**Provided data:**
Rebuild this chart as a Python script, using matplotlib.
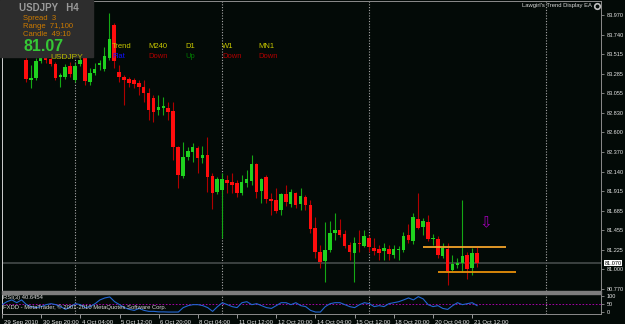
==
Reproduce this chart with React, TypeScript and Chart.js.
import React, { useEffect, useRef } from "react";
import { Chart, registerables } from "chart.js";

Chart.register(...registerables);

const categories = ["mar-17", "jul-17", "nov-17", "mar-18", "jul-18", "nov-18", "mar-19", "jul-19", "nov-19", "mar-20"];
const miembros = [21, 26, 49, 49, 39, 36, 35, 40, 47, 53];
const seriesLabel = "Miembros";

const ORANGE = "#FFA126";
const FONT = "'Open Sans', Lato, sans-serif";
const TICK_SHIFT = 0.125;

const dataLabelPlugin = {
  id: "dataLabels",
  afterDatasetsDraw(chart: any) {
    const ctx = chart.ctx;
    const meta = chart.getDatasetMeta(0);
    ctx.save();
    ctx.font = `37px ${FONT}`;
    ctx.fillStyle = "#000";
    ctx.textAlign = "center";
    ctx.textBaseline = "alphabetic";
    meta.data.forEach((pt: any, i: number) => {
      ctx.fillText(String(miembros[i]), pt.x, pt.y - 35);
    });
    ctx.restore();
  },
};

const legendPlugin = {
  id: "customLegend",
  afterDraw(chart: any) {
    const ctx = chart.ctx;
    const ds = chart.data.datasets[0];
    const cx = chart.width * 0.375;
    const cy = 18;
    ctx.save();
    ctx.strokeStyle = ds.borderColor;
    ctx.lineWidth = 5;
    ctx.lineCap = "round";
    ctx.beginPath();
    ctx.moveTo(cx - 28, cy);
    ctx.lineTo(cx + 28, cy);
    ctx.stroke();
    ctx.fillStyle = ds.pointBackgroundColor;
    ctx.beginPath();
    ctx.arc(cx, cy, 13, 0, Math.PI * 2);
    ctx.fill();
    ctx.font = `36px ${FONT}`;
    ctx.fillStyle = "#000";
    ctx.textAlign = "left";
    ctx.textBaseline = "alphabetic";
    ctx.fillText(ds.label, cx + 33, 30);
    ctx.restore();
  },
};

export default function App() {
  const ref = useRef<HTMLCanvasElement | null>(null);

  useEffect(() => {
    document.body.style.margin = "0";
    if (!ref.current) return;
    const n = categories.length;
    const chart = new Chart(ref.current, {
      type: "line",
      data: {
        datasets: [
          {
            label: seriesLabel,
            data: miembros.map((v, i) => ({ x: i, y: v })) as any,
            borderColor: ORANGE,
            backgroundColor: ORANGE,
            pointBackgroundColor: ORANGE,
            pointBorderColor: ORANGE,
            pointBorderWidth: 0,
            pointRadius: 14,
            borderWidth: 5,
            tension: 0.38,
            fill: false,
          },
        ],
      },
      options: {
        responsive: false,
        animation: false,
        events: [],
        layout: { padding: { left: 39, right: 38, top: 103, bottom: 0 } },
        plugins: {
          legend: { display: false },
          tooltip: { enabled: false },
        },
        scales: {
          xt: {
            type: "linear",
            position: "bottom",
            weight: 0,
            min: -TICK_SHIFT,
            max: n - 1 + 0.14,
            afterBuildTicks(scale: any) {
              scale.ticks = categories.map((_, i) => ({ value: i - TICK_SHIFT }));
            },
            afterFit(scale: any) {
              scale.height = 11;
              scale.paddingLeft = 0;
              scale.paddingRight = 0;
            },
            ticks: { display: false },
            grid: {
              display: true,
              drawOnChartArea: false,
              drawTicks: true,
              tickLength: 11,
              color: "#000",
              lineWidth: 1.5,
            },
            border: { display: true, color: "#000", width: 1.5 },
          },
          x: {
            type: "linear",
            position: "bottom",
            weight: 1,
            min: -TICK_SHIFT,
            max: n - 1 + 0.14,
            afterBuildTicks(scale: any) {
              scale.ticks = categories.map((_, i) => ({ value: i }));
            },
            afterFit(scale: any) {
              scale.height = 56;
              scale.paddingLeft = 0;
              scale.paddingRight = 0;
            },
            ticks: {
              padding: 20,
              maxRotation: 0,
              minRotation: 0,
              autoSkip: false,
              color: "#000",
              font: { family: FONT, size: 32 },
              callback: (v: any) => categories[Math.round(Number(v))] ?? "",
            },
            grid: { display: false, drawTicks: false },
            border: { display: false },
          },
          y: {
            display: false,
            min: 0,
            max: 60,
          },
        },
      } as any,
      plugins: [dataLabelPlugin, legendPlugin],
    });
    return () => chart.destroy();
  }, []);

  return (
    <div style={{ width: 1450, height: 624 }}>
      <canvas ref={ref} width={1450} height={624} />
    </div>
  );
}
---
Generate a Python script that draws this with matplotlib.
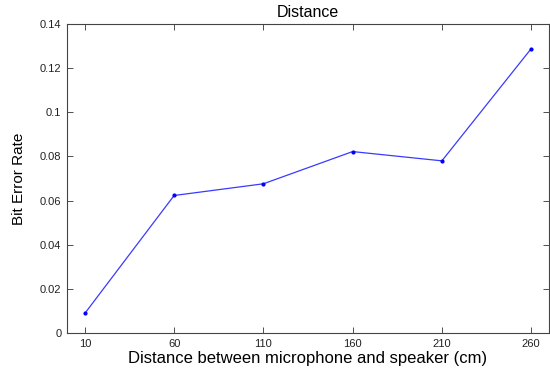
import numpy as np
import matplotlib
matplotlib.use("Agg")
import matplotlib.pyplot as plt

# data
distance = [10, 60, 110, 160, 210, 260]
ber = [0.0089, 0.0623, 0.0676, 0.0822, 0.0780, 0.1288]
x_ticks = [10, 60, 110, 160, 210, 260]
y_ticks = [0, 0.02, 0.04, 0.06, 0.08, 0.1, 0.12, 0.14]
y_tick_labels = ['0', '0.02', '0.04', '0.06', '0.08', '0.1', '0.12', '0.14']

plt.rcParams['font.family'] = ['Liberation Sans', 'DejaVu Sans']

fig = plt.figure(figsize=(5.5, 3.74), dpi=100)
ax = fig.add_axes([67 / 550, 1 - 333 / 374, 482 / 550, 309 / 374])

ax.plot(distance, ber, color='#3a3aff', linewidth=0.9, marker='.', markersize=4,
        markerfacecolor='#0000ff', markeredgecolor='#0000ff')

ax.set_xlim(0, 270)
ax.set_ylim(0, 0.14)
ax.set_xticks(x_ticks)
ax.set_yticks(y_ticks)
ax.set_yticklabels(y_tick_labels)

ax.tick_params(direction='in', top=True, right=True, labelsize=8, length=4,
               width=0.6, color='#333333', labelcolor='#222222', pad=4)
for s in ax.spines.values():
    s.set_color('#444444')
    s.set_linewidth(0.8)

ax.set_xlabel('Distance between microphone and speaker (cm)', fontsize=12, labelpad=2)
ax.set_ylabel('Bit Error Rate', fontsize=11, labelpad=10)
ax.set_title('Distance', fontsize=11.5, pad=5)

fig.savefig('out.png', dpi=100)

**The exercise:**
Look above for the line with "Generate a Python" and copy exactly from it through the line with "fig.savefig('out.png', dpi=100)", both included. Omit the pictures.

**Written solution:**
Generate a Python script that draws this with matplotlib.
import numpy as np
import matplotlib
matplotlib.use("Agg")
import matplotlib.pyplot as plt

# data
distance = [10, 60, 110, 160, 210, 260]
ber = [0.0089, 0.0623, 0.0676, 0.0822, 0.0780, 0.1288]
x_ticks = [10, 60, 110, 160, 210, 260]
y_ticks = [0, 0.02, 0.04, 0.06, 0.08, 0.1, 0.12, 0.14]
y_tick_labels = ['0', '0.02', '0.04', '0.06', '0.08', '0.1', '0.12', '0.14']

plt.rcParams['font.family'] = ['Liberation Sans', 'DejaVu Sans']

fig = plt.figure(figsize=(5.5, 3.74), dpi=100)
ax = fig.add_axes([67 / 550, 1 - 333 / 374, 482 / 550, 309 / 374])

ax.plot(distance, ber, color='#3a3aff', linewidth=0.9, marker='.', markersize=4,
        markerfacecolor='#0000ff', markeredgecolor='#0000ff')

ax.set_xlim(0, 270)
ax.set_ylim(0, 0.14)
ax.set_xticks(x_ticks)
ax.set_yticks(y_ticks)
ax.set_yticklabels(y_tick_labels)

ax.tick_params(direction='in', top=True, right=True, labelsize=8, length=4,
               width=0.6, color='#333333', labelcolor='#222222', pad=4)
for s in ax.spines.values():
    s.set_color('#444444')
    s.set_linewidth(0.8)

ax.set_xlabel('Distance between microphone and speaker (cm)', fontsize=12, labelpad=2)
ax.set_ylabel('Bit Error Rate', fontsize=11, labelpad=10)
ax.set_title('Distance', fontsize=11.5, pad=5)

fig.savefig('out.png', dpi=100)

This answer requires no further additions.